[Your goal]
Take the lines from the beginning of the material through the line containing "0.181, 0.120, 0.069, 0.034, 0.014, 0.006, 0.004, 0.004];" and retype them exactly, leaving the pictures out.

[Supplied information]
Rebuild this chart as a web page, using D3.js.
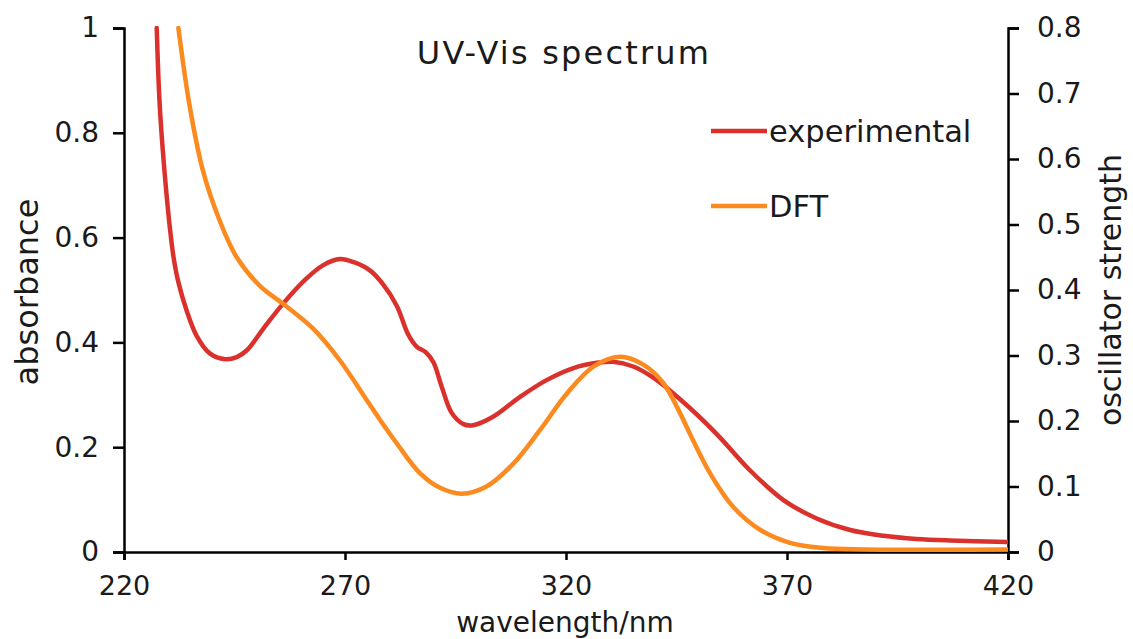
<!DOCTYPE html>
<html>
<head>
<meta charset="utf-8">
<script src="https://cdn.jsdelivr.net/npm/d3@7"></script>
<style>
  html, body { margin: 0; padding: 0; background: #fff; }
  svg { display: block; }
  text { font-family: "DejaVu Sans", sans-serif; fill: #1a1a1a; }
</style>
</head>
<body>
<svg id="chart" width="1133" height="639"></svg>
<script>
// Measured absorbance (left axis)
const expWavelength = [227.4, 228.1, 229.3, 230.4, 231.2, 232.3, 234.2, 236.4, 239.4, 242.9, 245.5,
  247.8, 251.5, 256.0, 261.3, 265.0, 268.9, 272.0, 275.7, 278.5, 281.7, 284.3, 286.2, 288.3,
  290.0, 291.9, 294.1, 296.8, 299.0, 303.5, 309.6, 315.6, 321.7, 327.0, 330.7, 335.2, 339.5,
  346.0, 354.0, 361.6, 369.2, 376.7, 384.3, 391.8, 399.3, 406.9, 420.0];
const expAbsorbance = [1.00, 0.85, 0.713, 0.617, 0.563, 0.515, 0.460, 0.413, 0.379, 0.368, 0.372,
  0.385, 0.426, 0.474, 0.522, 0.547, 0.559, 0.553, 0.537, 0.512, 0.470, 0.415, 0.392, 0.381,
  0.362, 0.315, 0.266, 0.244, 0.242, 0.258, 0.296, 0.328, 0.351, 0.361, 0.363, 0.354, 0.334,
  0.290, 0.226, 0.156, 0.099, 0.064, 0.042, 0.031, 0.025, 0.022, 0.019];

// Computed (DFT) spectrum as oscillator strength (right axis)
const dftWavelength = [232.3, 234.9, 237.9, 241.7, 245.5, 250.8, 256.0, 262.8, 268.9, 274.9, 277.9,
  281.7, 287.0, 291.5, 296.4, 302.0, 308.1, 314.1, 320.2, 326.2, 332.2, 337.5, 342.0, 345.8,
  348.0, 352.6, 357.8, 363.9, 370.7, 378.2, 388.0, 420.0];
const dftStrength = [0.80, 0.679, 0.581, 0.505, 0.450, 0.406, 0.379, 0.341, 0.292, 0.232, 0.202,
  0.166, 0.120, 0.098, 0.089, 0.100, 0.135, 0.186, 0.242, 0.283, 0.298, 0.286, 0.258, 0.212,
  0.181, 0.120, 0.069, 0.034, 0.014, 0.006, 0.004, 0.004];

const wavelengthTicks = [220, 270, 320, 370, 420];
const absorbanceTicks = [0, 0.2, 0.4, 0.6, 0.8, 1];
const strengthTicks = [0, 0.1, 0.2, 0.3, 0.4, 0.5, 0.6, 0.7, 0.8];

const seriesNames = ["experimental", "DFT"];
const seriesColors = ["#da312c", "#fc8a1f"];

const svg = d3.select("#chart");
const plotLeft = 124, plotRight = 1008, plotTop = 28, plotBottom = 552;

const x = d3.scaleLinear().domain([220, 420]).range([plotLeft, plotRight]);
const yAbs = d3.scaleLinear().domain([0, 1]).range([plotBottom, plotTop]);
const yStr = d3.scaleLinear().domain([0, 0.8]).range([plotBottom, plotTop]);

svg.append("defs").append("clipPath").attr("id", "plot-clip")
  .append("rect").attr("x", plotLeft).attr("y", plotTop - 2)
  .attr("width", plotRight - plotLeft).attr("height", plotBottom - plotTop + 2);

const fmt = d3.format("~g");

// Axes
const axisStyle = size => g => {
  g.selectAll(".domain").attr("stroke", "#000").attr("stroke-width", 2.5);
  g.selectAll(".tick line").attr("stroke", "#000").attr("stroke-width", 2.5);
  g.selectAll(".tick text").style("font-size", size + "px").attr("fill", "#1a1a1a");
};

svg.append("g").attr("transform", `translate(0,${plotBottom})`)
  .call(d3.axisBottom(x).tickValues(wavelengthTicks).tickFormat(fmt).tickSizeOuter(0).tickSize(8).tickPadding(16))
  .call(axisStyle(27));

svg.append("g").attr("transform", `translate(${plotLeft},0)`)
  .call(d3.axisLeft(yAbs).tickValues(absorbanceTicks).tickFormat(fmt).tickSizeOuter(0).tickSize(11).tickPadding(14))
  .call(axisStyle(28));

svg.append("g").attr("transform", `translate(${plotRight},0)`)
  .call(d3.axisRight(yStr).tickValues(strengthTicks).tickFormat(fmt).tickSizeOuter(0).tickSize(11).tickPadding(18))
  .call(axisStyle(28));

// Spectra
const plot = svg.append("g").attr("clip-path", "url(#plot-clip)");

const expLine = d3.line()
  .x(i => x(expWavelength[i])).y(i => yAbs(expAbsorbance[i]))
  .curve(d3.curveCatmullRom.alpha(0.5));
const dftLine = d3.line()
  .x(i => x(dftWavelength[i])).y(i => yStr(dftStrength[i]))
  .curve(d3.curveCatmullRom.alpha(0.5));

plot.append("path").attr("d", expLine(d3.range(expWavelength.length)))
  .attr("fill", "none").attr("stroke", seriesColors[0]).attr("stroke-width", 4.5)
  .attr("stroke-linejoin", "round").attr("stroke-linecap", "round");
plot.append("path").attr("d", dftLine(d3.range(dftWavelength.length)))
  .attr("fill", "none").attr("stroke", seriesColors[1]).attr("stroke-width", 4.5)
  .attr("stroke-linejoin", "round").attr("stroke-linecap", "round");

// Title
svg.append("text").attr("x", 564).attr("y", 64).attr("text-anchor", "middle")
  .style("font-size", "32px").style("letter-spacing", "2.2px").text("UV-Vis spectrum");

// Legend
const legend = svg.append("g");
seriesNames.forEach((name, i) => {
  const ly = 131 + i * 75;
  legend.append("line").attr("x1", 711).attr("x2", 767).attr("y1", ly).attr("y2", ly)
    .attr("stroke", seriesColors[i]).attr("stroke-width", 4.5);
  legend.append("text").attr("x", 769).attr("y", ly + 11).style("font-size", "30.5px").text(name);
});

// Axis titles
svg.append("text").attr("text-anchor", "middle")
  .attr("transform", "translate(565,632)").style("font-size", "28px").text("wavelength/nm");
svg.append("text").attr("text-anchor", "middle")
  .attr("transform", "translate(38,292) rotate(-90)").style("font-size", "32px").text("absorbance");
svg.append("text").attr("text-anchor", "middle")
  .attr("transform", "translate(1121,290) rotate(-90)").style("font-size", "30px").text("oscillator strength");
</script>
</body>
</html>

[Response]
Rebuild this chart as a web page, using D3.js.
<!DOCTYPE html>
<html>
<head>
<meta charset="utf-8">
<script src="https://cdn.jsdelivr.net/npm/d3@7"></script>
<style>
  html, body { margin: 0; padding: 0; background: #fff; }
  svg { display: block; }
  text { font-family: "DejaVu Sans", sans-serif; fill: #1a1a1a; }
</style>
</head>
<body>
<svg id="chart" width="1133" height="639"></svg>
<script>
// Measured absorbance (left axis)
const expWavelength = [227.4, 228.1, 229.3, 230.4, 231.2, 232.3, 234.2, 236.4, 239.4, 242.9, 245.5,
  247.8, 251.5, 256.0, 261.3, 265.0, 268.9, 272.0, 275.7, 278.5, 281.7, 284.3, 286.2, 288.3,
  290.0, 291.9, 294.1, 296.8, 299.0, 303.5, 309.6, 315.6, 321.7, 327.0, 330.7, 335.2, 339.5,
  346.0, 354.0, 361.6, 369.2, 376.7, 384.3, 391.8, 399.3, 406.9, 420.0];
const expAbsorbance = [1.00, 0.85, 0.713, 0.617, 0.563, 0.515, 0.460, 0.413, 0.379, 0.368, 0.372,
  0.385, 0.426, 0.474, 0.522, 0.547, 0.559, 0.553, 0.537, 0.512, 0.470, 0.415, 0.392, 0.381,
  0.362, 0.315, 0.266, 0.244, 0.242, 0.258, 0.296, 0.328, 0.351, 0.361, 0.363, 0.354, 0.334,
  0.290, 0.226, 0.156, 0.099, 0.064, 0.042, 0.031, 0.025, 0.022, 0.019];

// Computed (DFT) spectrum as oscillator strength (right axis)
const dftWavelength = [232.3, 234.9, 237.9, 241.7, 245.5, 250.8, 256.0, 262.8, 268.9, 274.9, 277.9,
  281.7, 287.0, 291.5, 296.4, 302.0, 308.1, 314.1, 320.2, 326.2, 332.2, 337.5, 342.0, 345.8,
  348.0, 352.6, 357.8, 363.9, 370.7, 378.2, 388.0, 420.0];
const dftStrength = [0.80, 0.679, 0.581, 0.505, 0.450, 0.406, 0.379, 0.341, 0.292, 0.232, 0.202,
  0.166, 0.120, 0.098, 0.089, 0.100, 0.135, 0.186, 0.242, 0.283, 0.298, 0.286, 0.258, 0.212,
  0.181, 0.120, 0.069, 0.034, 0.014, 0.006, 0.004, 0.004];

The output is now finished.